→ **WRITTEN TASK**: Write out the material again exactly, please, and omit the pictures.

******************************

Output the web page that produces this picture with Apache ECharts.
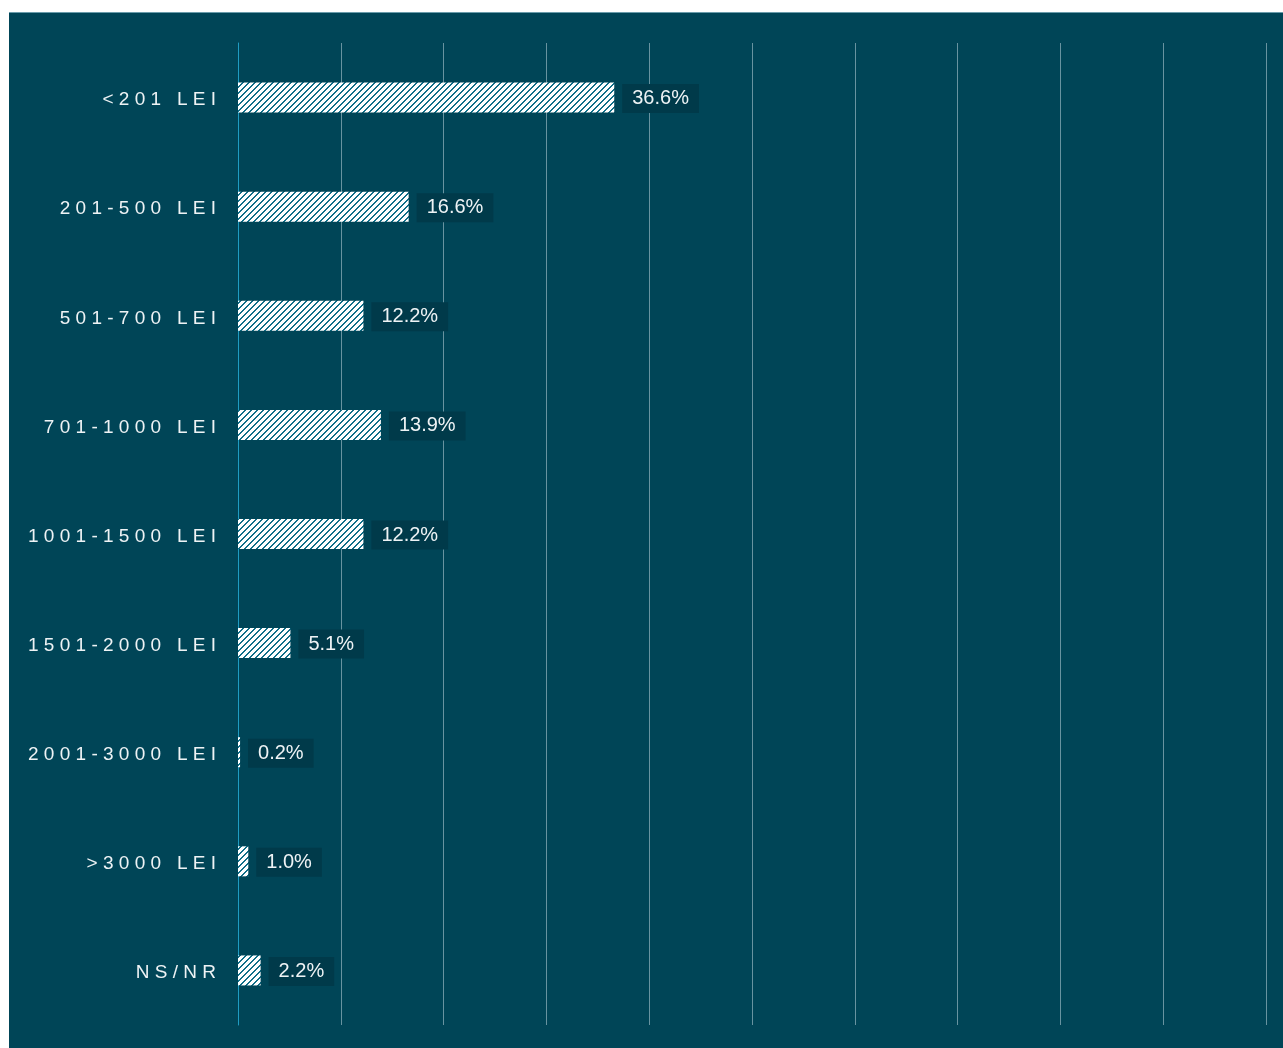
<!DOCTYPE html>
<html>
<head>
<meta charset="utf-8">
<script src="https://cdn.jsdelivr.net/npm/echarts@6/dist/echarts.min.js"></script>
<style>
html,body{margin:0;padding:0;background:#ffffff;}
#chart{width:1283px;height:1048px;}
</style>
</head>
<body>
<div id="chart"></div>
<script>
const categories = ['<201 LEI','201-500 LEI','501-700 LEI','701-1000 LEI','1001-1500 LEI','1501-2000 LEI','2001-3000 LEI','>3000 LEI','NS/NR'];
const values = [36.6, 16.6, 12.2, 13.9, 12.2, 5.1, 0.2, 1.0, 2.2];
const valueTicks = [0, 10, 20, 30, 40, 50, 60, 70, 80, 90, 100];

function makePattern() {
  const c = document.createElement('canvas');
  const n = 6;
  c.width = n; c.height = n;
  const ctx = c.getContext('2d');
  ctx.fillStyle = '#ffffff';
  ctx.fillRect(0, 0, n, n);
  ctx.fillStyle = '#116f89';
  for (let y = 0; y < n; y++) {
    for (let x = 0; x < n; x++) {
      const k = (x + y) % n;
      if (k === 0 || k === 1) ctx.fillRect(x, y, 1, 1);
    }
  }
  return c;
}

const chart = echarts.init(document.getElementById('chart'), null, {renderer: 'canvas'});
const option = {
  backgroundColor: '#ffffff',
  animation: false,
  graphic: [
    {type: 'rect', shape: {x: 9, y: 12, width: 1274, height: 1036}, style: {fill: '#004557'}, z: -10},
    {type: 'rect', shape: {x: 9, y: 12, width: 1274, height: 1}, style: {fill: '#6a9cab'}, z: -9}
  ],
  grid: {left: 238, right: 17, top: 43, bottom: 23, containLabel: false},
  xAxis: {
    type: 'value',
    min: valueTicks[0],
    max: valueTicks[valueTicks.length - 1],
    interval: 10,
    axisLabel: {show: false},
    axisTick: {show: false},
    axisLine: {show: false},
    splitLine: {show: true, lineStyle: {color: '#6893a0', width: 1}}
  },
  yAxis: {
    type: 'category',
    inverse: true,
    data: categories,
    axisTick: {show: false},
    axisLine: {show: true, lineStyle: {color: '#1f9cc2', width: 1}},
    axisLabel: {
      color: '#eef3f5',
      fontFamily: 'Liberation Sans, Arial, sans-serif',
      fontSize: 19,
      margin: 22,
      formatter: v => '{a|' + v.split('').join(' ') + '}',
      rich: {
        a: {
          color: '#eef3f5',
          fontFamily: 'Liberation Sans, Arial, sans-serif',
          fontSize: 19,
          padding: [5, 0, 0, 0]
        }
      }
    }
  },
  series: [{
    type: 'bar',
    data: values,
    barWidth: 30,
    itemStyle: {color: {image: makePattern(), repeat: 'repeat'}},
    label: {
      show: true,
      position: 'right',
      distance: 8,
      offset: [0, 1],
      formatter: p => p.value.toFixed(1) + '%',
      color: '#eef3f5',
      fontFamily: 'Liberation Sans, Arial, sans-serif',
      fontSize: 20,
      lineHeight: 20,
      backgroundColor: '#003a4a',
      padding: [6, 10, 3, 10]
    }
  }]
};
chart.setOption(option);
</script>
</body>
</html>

******************************

→ **COMPLETE OUTPUT**:
Output the web page that produces this picture with Apache ECharts.
<!DOCTYPE html>
<html>
<head>
<meta charset="utf-8">
<script src="https://cdn.jsdelivr.net/npm/echarts@6/dist/echarts.min.js"></script>
<style>
html,body{margin:0;padding:0;background:#ffffff;}
#chart{width:1283px;height:1048px;}
</style>
</head>
<body>
<div id="chart"></div>
<script>
const categories = ['<201 LEI','201-500 LEI','501-700 LEI','701-1000 LEI','1001-1500 LEI','1501-2000 LEI','2001-3000 LEI','>3000 LEI','NS/NR'];
const values = [36.6, 16.6, 12.2, 13.9, 12.2, 5.1, 0.2, 1.0, 2.2];
const valueTicks = [0, 10, 20, 30, 40, 50, 60, 70, 80, 90, 100];

function makePattern() {
  const c = document.createElement('canvas');
  const n = 6;
  c.width = n; c.height = n;
  const ctx = c.getContext('2d');
  ctx.fillStyle = '#ffffff';
  ctx.fillRect(0, 0, n, n);
  ctx.fillStyle = '#116f89';
  for (let y = 0; y < n; y++) {
    for (let x = 0; x < n; x++) {
      const k = (x + y) % n;
      if (k === 0 || k === 1) ctx.fillRect(x, y, 1, 1);
    }
  }
  return c;
}

const chart = echarts.init(document.getElementById('chart'), null, {renderer: 'canvas'});
const option = {
  backgroundColor: '#ffffff',
  animation: false,
  graphic: [
    {type: 'rect', shape: {x: 9, y: 12, width: 1274, height: 1036}, style: {fill: '#004557'}, z: -10},
    {type: 'rect', shape: {x: 9, y: 12, width: 1274, height: 1}, style: {fill: '#6a9cab'}, z: -9}
  ],
  grid: {left: 238, right: 17, top: 43, bottom: 23, containLabel: false},
  xAxis: {
    type: 'value',
    min: valueTicks[0],
    max: valueTicks[valueTicks.length - 1],
    interval: 10,
    axisLabel: {show: false},
    axisTick: {show: false},
    axisLine: {show: false},
    splitLine: {show: true, lineStyle: {color: '#6893a0', width: 1}}
  },
  yAxis: {
    type: 'category',
    inverse: true,
    data: categories,
    axisTick: {show: false},
    axisLine: {show: true, lineStyle: {color: '#1f9cc2', width: 1}},
    axisLabel: {
      color: '#eef3f5',
      fontFamily: 'Liberation Sans, Arial, sans-serif',
      fontSize: 19,
      margin: 22,
      formatter: v => '{a|' + v.split('').join(' ') + '}',
      rich: {
        a: {
          color: '#eef3f5',
          fontFamily: 'Liberation Sans, Arial, sans-serif',
          fontSize: 19,
          padding: [5, 0, 0, 0]
        }
      }
    }
  },
  series: [{
    type: 'bar',
    data: values,
    barWidth: 30,
    itemStyle: {color: {image: makePattern(), repeat: 'repeat'}},
    label: {
      show: true,
      position: 'right',
      distance: 8,
      offset: [0, 1],
      formatter: p => p.value.toFixed(1) + '%',
      color: '#eef3f5',
      fontFamily: 'Liberation Sans, Arial, sans-serif',
      fontSize: 20,
      lineHeight: 20,
      backgroundColor: '#003a4a',
      padding: [6, 10, 3, 10]
    }
  }]
};
chart.setOption(option);
</script>
</body>
</html>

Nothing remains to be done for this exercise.